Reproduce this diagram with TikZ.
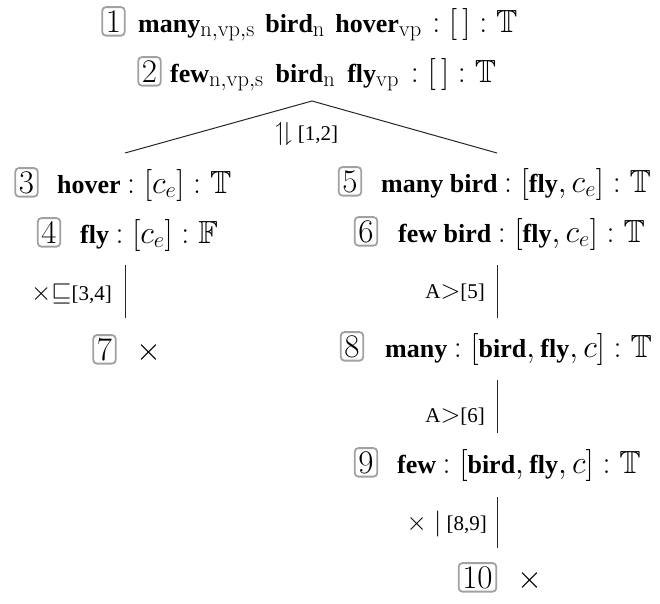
\documentclass[tikz,border=0pt]{standalone}
\usepackage{fix-cm}
\usepackage{amsmath}
\usepackage{amssymb}
\usepackage[no-math]{fontspec}
\setmainfont{Liberation Serif}
\DeclareMathSizes{26}{32}{22.4}{16}
\DeclareMathSizes{21}{26}{18}{13}
\begin{document}
\begin{tikzpicture}[x=1pt,y=-1pt,
  numbox/.style={draw=black!37, line width=1.8pt, rounded corners=3.5pt, inner sep=3.6pt, anchor=base, font=\fontsize{33}{36}\selectfont},
  entry/.style={anchor=base west, inner sep=0pt, font=\fontsize{26}{30}\selectfont},
  xmark/.style={anchor=base, inner sep=0pt, font=\fontsize{26}{30}\selectfont},
  rulelbl/.style={anchor=base east, inner sep=0pt, font=\fontsize{21}{24}\selectfont},
  edge/.style={draw=black!85, line width=1pt}]
\useasboundingbox (0,0) rectangle (660,603);
% line 1 and 2
\node[numbox] (b1) at (113.5,32) {$1$};
\node[entry] (e1) at (138,32) {\textbf{many}$_{\mathrm{n,vp,s}}$ \hspace{4pt}\textbf{bird}$_{\mathrm{n}}$ \hspace{4pt}\textbf{hover}$_{\mathrm{vp}}$ \hspace{4pt}$:[\,]:\mathbb{T}$};
\node[numbox] (b2) at (149.5,82) {$2$};
\node[entry] (e2) at (170,82) {\textbf{few}$_{\mathrm{n,vp,s}}$ \hspace{5.5pt}\textbf{bird}$_{\mathrm{n}}$ \hspace{5.5pt}\textbf{fly}$_{\mathrm{vp}}$ \hspace{5.5pt}$:[\,]:\mathbb{T}$};
% branching
\coordinate (apex) at (312,101);
\coordinate (lend) at (125,153);
\coordinate (rend) at (497,153);
\draw[edge] (lend) -- (apex) -- (rend);
\node[anchor=base west, inner sep=0pt, font=\fontsize{21}{24}\selectfont] (l12) at (275,140) {$\upharpoonleft\!\downharpoonright$ [1,2]};
% left branch
\node[numbox] (b3) at (26.5,193) {$3$};
\node[entry] (e3) at (57,193) {\textbf{hover} $:[c_e]:\mathbb{T}$};
\node[numbox] (b4) at (49,243) {$4$};
\node[entry] (e4) at (80,243) {\textbf{fly} $:[c_e]:\mathbb{F}$};
\coordinate (v1a) at (125,265);
\coordinate (v1b) at (125,318);
\draw[edge] (v1a) -- (v1b);
\node[rulelbl] (l34) at (112,300) {${\times}{\sqsubseteq}$[3,4]};
\node[numbox] (b7) at (104.5,360) {$7$};
\node[xmark] (x7) at (149,360) {$\times$};
% right branch
\node[numbox] (b5) at (350,192) {$5$};
\node[entry] (e5) at (381,192) {\textbf{many bird} $:[\textbf{fly},c_e]:\mathbb{T}$};
\node[numbox] (b6) at (366,242) {$6$};
\node[entry] (e6) at (398,242) {\textbf{few bird} $:[\textbf{fly},c_e]:\mathbb{T}$};
\coordinate (v2a) at (497,265);
\coordinate (v2b) at (497,318);
\draw[edge] (v2a) -- (v2b);
\node[rulelbl] (l5) at (485,298) {A${>}$[5]};
\node[numbox] (b8) at (352,357) {$8$};
\node[entry] (e8) at (385,357) {\textbf{many} $:[\textbf{bird},\textbf{fly},c]:\mathbb{T}$};
\coordinate (v3a) at (497,380);
\coordinate (v3b) at (497,433);
\draw[edge] (v3a) -- (v3b);
\node[rulelbl] (l6) at (485,422) {A${>}$[6]};
\node[numbox] (b9) at (366,473) {$9$};
\node[entry] (e9) at (397,473) {\textbf{few} $:[\textbf{bird},\textbf{fly},c]:\mathbb{T}$};
\coordinate (v4a) at (497,497);
\coordinate (v4b) at (497,548);
\draw[edge] (v4a) -- (v4b);
\node[rulelbl] (l89) at (487,530) {${\times}\mid$ [8,9]};
\node[numbox] (b10) at (477.5,588) {$10$};
\node[xmark] (x10) at (530,588) {$\times$};
\end{tikzpicture}
\end{document}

__What you should do__: In your copy, leave out the pictures and reproduce the material above exactly.

__Response to the task__:
Reproduce this diagram with TikZ.
\documentclass[tikz,border=0pt]{standalone}
\usepackage{fix-cm}
\usepackage{amsmath}
\usepackage{amssymb}
\usepackage[no-math]{fontspec}
\setmainfont{Liberation Serif}
\DeclareMathSizes{26}{32}{22.4}{16}
\DeclareMathSizes{21}{26}{18}{13}
\begin{document}
\begin{tikzpicture}[x=1pt,y=-1pt,
  numbox/.style={draw=black!37, line width=1.8pt, rounded corners=3.5pt, inner sep=3.6pt, anchor=base, font=\fontsize{33}{36}\selectfont},
  entry/.style={anchor=base west, inner sep=0pt, font=\fontsize{26}{30}\selectfont},
  xmark/.style={anchor=base, inner sep=0pt, font=\fontsize{26}{30}\selectfont},
  rulelbl/.style={anchor=base east, inner sep=0pt, font=\fontsize{21}{24}\selectfont},
  edge/.style={draw=black!85, line width=1pt}]
\useasboundingbox (0,0) rectangle (660,603);
% line 1 and 2
\node[numbox] (b1) at (113.5,32) {$1$};
\node[entry] (e1) at (138,32) {\textbf{many}$_{\mathrm{n,vp,s}}$ \hspace{4pt}\textbf{bird}$_{\mathrm{n}}$ \hspace{4pt}\textbf{hover}$_{\mathrm{vp}}$ \hspace{4pt}$:[\,]:\mathbb{T}$};
\node[numbox] (b2) at (149.5,82) {$2$};
\node[entry] (e2) at (170,82) {\textbf{few}$_{\mathrm{n,vp,s}}$ \hspace{5.5pt}\textbf{bird}$_{\mathrm{n}}$ \hspace{5.5pt}\textbf{fly}$_{\mathrm{vp}}$ \hspace{5.5pt}$:[\,]:\mathbb{T}$};
% branching
\coordinate (apex) at (312,101);
\coordinate (lend) at (125,153);
\coordinate (rend) at (497,153);
\draw[edge] (lend) -- (apex) -- (rend);
\node[anchor=base west, inner sep=0pt, font=\fontsize{21}{24}\selectfont] (l12) at (275,140) {$\upharpoonleft\!\downharpoonright$ [1,2]};
% left branch
\node[numbox] (b3) at (26.5,193) {$3$};
\node[entry] (e3) at (57,193) {\textbf{hover} $:[c_e]:\mathbb{T}$};
\node[numbox] (b4) at (49,243) {$4$};
\node[entry] (e4) at (80,243) {\textbf{fly} $:[c_e]:\mathbb{F}$};
\coordinate (v1a) at (125,265);
\coordinate (v1b) at (125,318);
\draw[edge] (v1a) -- (v1b);
\node[rulelbl] (l34) at (112,300) {${\times}{\sqsubseteq}$[3,4]};
\node[numbox] (b7) at (104.5,360) {$7$};
\node[xmark] (x7) at (149,360) {$\times$};
% right branch
\node[numbox] (b5) at (350,192) {$5$};
\node[entry] (e5) at (381,192) {\textbf{many bird} $:[\textbf{fly},c_e]:\mathbb{T}$};
\node[numbox] (b6) at (366,242) {$6$};
\node[entry] (e6) at (398,242) {\textbf{few bird} $:[\textbf{fly},c_e]:\mathbb{T}$};
\coordinate (v2a) at (497,265);
\coordinate (v2b) at (497,318);
\draw[edge] (v2a) -- (v2b);
\node[rulelbl] (l5) at (485,298) {A${>}$[5]};
\node[numbox] (b8) at (352,357) {$8$};
\node[entry] (e8) at (385,357) {\textbf{many} $:[\textbf{bird},\textbf{fly},c]:\mathbb{T}$};
\coordinate (v3a) at (497,380);
\coordinate (v3b) at (497,433);
\draw[edge] (v3a) -- (v3b);
\node[rulelbl] (l6) at (485,422) {A${>}$[6]};
\node[numbox] (b9) at (366,473) {$9$};
\node[entry] (e9) at (397,473) {\textbf{few} $:[\textbf{bird},\textbf{fly},c]:\mathbb{T}$};
\coordinate (v4a) at (497,497);
\coordinate (v4b) at (497,548);
\draw[edge] (v4a) -- (v4b);
\node[rulelbl] (l89) at (487,530) {${\times}\mid$ [8,9]};
\node[numbox] (b10) at (477.5,588) {$10$};
\node[xmark] (x10) at (530,588) {$\times$};
\end{tikzpicture}
\end{document}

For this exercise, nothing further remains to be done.